Once deployment is complete, you can find the deployed bundles under /Users/<username>/.bundle/

Using the Samples

The Test Data and Orchestrator bundle includes:

Test data initialization and load simulation
Multiple job to simulate end to end runs of the samples

Jobs

After deployment you should find the following jobs in your workspace:

Lakeflow Framework Samples - Run 1 - Load and Schema Initialization
Lakeflow Framework Samples - Run 2 - Load
Lakeflow Framework Samples - Run 3 - Load
Lakeflow Framework Samples - Run 4 - Load

These will be prefixed with the target and your username and suffixed with the logical environment you provided when deploying the samples.

For example: [dev jane_doe] Lakeflow Framework Samples - Run 1 - Load and Schema Initialization (_jd)

To execute the samples, simply execute the jobs in order to simulate the end to end run of the samples over the test data.

Pipelines

You can also of course execute individual pipelines as well, these also follow a similiar name convention with Lakeflow Samples in the name.

Destroying the Samples

To destroy the samples, you can use the destroy.sh script following the command specified below.

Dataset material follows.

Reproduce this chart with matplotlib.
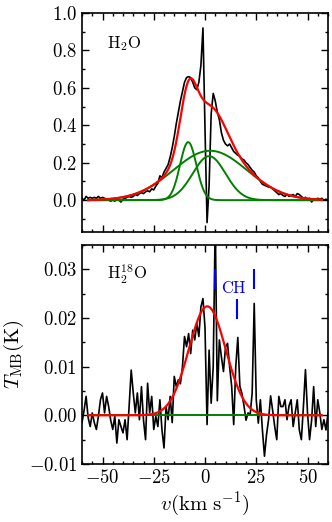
import numpy as np
import matplotlib
matplotlib.use('Agg')
import matplotlib.pyplot as plt
from matplotlib.ticker import MultipleLocator, FuncFormatter

plt.rcParams['font.family'] = 'serif'
plt.rcParams['font.serif'] = ['cmr10']
plt.rcParams['mathtext.fontset'] = 'cm'
plt.rcParams['axes.unicode_minus'] = False

# velocity channels, km/s (1 km/s resolution)
velocity = np.arange(-60, 61, 1)

# H2O spectrum, T_MB in K
h2o_spec = [
    0.01, 0.00, 0.02, 0.01, 0.015, 0.01, 0.015, 0.01, 0.02, 0.01, 0.015,
    0.01, 0.005, 0.0, -0.005, 0.0, -0.005, 0.005, 0.0, -0.01, 0.005,
    0.01, 0.015, 0.02, 0.015, 0.02, 0.03, 0.025, 0.035, 0.04, 0.035,
    0.045, 0.05, 0.045, 0.06, 0.055, 0.075, 0.09, 0.13, 0.12, 0.15,
    0.17, 0.19, 0.23, 0.28, 0.34, 0.41, 0.47, 0.53, 0.58, 0.63,
    0.655, 0.66, 0.655, 0.63, 0.60, 0.59, 0.63, 0.72, 0.92, 0.38,
    -0.12, 0.08, 0.46, 0.57, 0.53, 0.47, 0.43, 0.36, 0.32, 0.30,
    0.29, 0.30, 0.28, 0.26, 0.25, 0.24, 0.235, 0.22, 0.215, 0.20,
    0.19, 0.175, 0.16, 0.15, 0.13, 0.12, 0.10, 0.085, 0.08, 0.075,
    0.07, 0.07, 0.06, 0.05, 0.04, 0.03, 0.035, 0.025, 0.02, 0.03,
    0.02, 0.025, 0.03, 0.02, 0.035, 0.03, 0.02, 0.01, 0.015, 0.0,
    0.01, -0.01, 0.005, 0.0, 0.01, 0.005, 0.01, 0.0, 0.005, 0.0,
]

# H2-18O spectrum, T_MB in mK
h2o18_spec_mk = [
    -1.5, 1.0, 3.9, -0.5, -2.3, 0.5, -1.5, -2.9, -0.2, 3.2, 4.6,
    0.5, 3.9, 1.8, -1.0, -2.9, -0.2, -5.7, -0.9, -2.3, -3.6,
    -0.9, -5.0, 2.0, 9.3, 4.6, 0.5, 4.6, -0.9, 5.9, -1.0,
    -5.0, 6.6, 0.5, 3.9, -2.9, -0.2, -2.3, 3.2, -3.0, -6.7,
    1.8, -0.9, 3.9, -1.5, 8.0, 5.9, 7.3, 6.5, 10.0, 16.2,
    14.1, 16.8, 12.7, 17.5, 15.5, 18.9, 16.2, 22.3, 24.0, 18.0,
    -1.9, 13.4, 2.5, 10.0, 40.0, 3.0, 15.5, 12.0, 9.0, 14.0,
    14.8, 10.0, 6.0, -1.9, 10.0, 16.0, 6.0, 4.5, 2.0, -1.0,
    0.5, 0.0, 4.6, 23.0, 3.2, -1.6, 3.2, -3.0, -8.4, -4.0,
    -0.9, 4.0, 1.0, -2.3, -5.0, 3.9, 1.8, 1.8, 3.2, -0.9,
    2.0, 3.2, -2.3, 0.5, 3.2, -3.0, -5.0, 1.8, 9.4, 0.5,
    -5.0, -1.0, 5.9, -2.3, 3.2, 0.5, -2.9, -0.9, -3.0, 0.5,
]

# gaussian fit components (amplitude K, centre km/s, sigma km/s)
h2o_amp = [0.31, 0.235, 0.264]
h2o_center = [-8.2, 2.0, 2.5]
h2o_sigma = [4.0, 8.0, 18.0]

h2o18_amp = [0.0224]
h2o18_center = [1.1]
h2o18_sigma = [9.0]

fit_vmin, fit_vmax = -57, 57
baseline = 0.0

# CH hyperfine markers
ch_velocity = [4.8, 15.7, 23.7]
ch_low = [0.0259, 0.0198, 0.0259]
ch_high = [0.0301, 0.0240, 0.0301]


def gaussian(v, amp, cen, sig):
    return amp * np.exp(-0.5 * ((v - cen) / sig) ** 2)


def style_axis(ax, ymajor, yminor, yfmt):
    ax.set_xlim(-60, 60)
    ax.xaxis.set_major_locator(MultipleLocator(25))
    ax.xaxis.set_minor_locator(MultipleLocator(5))
    ax.yaxis.set_major_locator(MultipleLocator(ymajor))
    ax.yaxis.set_minor_locator(MultipleLocator(yminor))
    ax.yaxis.set_major_formatter(FuncFormatter(lambda y, p: r'$%s$' % (yfmt % y)))
    ax.xaxis.set_major_formatter(FuncFormatter(lambda x, p: r'$%d$' % x))
    ax.tick_params(which='both', direction='in', top=True, right=True,
                   labelsize=13.5, width=1.0)
    ax.tick_params(which='major', length=5)
    ax.tick_params(which='minor', length=2.5)
    for s in ax.spines.values():
        s.set_linewidth(1.2)


def main():
    fig = plt.figure(figsize=(3.32, 5.22), dpi=100)
    ax1 = fig.add_axes([0.247, 0.5556, 0.741, 0.4195])
    ax2 = fig.add_axes([0.247, 0.1111, 0.741, 0.4195])

    vfit = np.linspace(fit_vmin, fit_vmax, 600)

    # top panel: H2O
    ax1.plot(velocity, h2o_spec, color='black', lw=1.2, zorder=2)
    total = np.zeros_like(vfit)
    for a, c, s in zip(h2o_amp, h2o_center, h2o_sigma):
        comp = gaussian(vfit, a, c, s)
        total += comp
        ax1.plot(vfit, comp, color='green', lw=1.4, zorder=3)
    ax1.plot(vfit, total, color='red', lw=1.6, zorder=4)
    style_axis(ax1, 0.2, 0.1, '%.1f')
    ax1.set_ylim(-0.17, 1.0)
    ax1.tick_params(labelbottom=False)
    ax1.text(0.10, 0.84, r'$\mathrm{H_2O}$', transform=ax1.transAxes, fontsize=12)

    # bottom panel: H2-18O
    h2o18_spec = np.array(h2o18_spec_mk) / 1000.0
    ax2.plot(velocity, h2o18_spec, color='black', lw=1.2, zorder=2)
    fit18 = np.zeros_like(vfit)
    for a, c, s in zip(h2o18_amp, h2o18_center, h2o18_sigma):
        fit18 += gaussian(vfit, a, c, s)
    ax2.hlines(baseline, fit_vmin, fit_vmax, color='green', lw=1.4, zorder=3)
    ax2.plot(vfit, fit18, color='red', lw=1.6, zorder=4)
    ax2.vlines(ch_velocity, ch_low, ch_high, color='blue', lw=1.5, zorder=5)
    ax2.text(8.0, 0.0251, 'CH', color='blue', fontsize=12)
    style_axis(ax2, 0.01, 0.005, '%.2f')
    ax2.set_ylim(-0.01, 0.035)
    ax2.text(0.10, 0.84, r'$\mathrm{H_2^{18}O}$', transform=ax2.transAxes, fontsize=12)
    ax2.set_xlabel(r'$v\mathrm{(km\ s^{-1})}$', fontsize=15, labelpad=2)
    ax2.set_ylabel(r'$T_\mathrm{MB}\mathrm{(K)}$', fontsize=15, labelpad=2)

    fig.savefig('out.png', dpi=100)


if __name__ == "__main__":
    main()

./destroy.sh -h <workspace_host> [-p <profile>] [-l <logical_env>]

Parameters:

-h, --host: Databricks workspace host URL (required)

-p, --profile: Databricks CLI profile (optional, defaults to DEFAULT)

-l, --logical_env: Logical environment suffix for schema names (optional)

TPC-H Sample

The TPC-H sample is based off the TPC-H schema in the UC catalog and reverse engineered to demonstrate end to end streaming data warehouse.

To deploy the TPC-H sample, you can use the deploy_tpch.sh script following the same methods specified above.

This sample is currently still being built with an initial cut targetted for Sept 2025.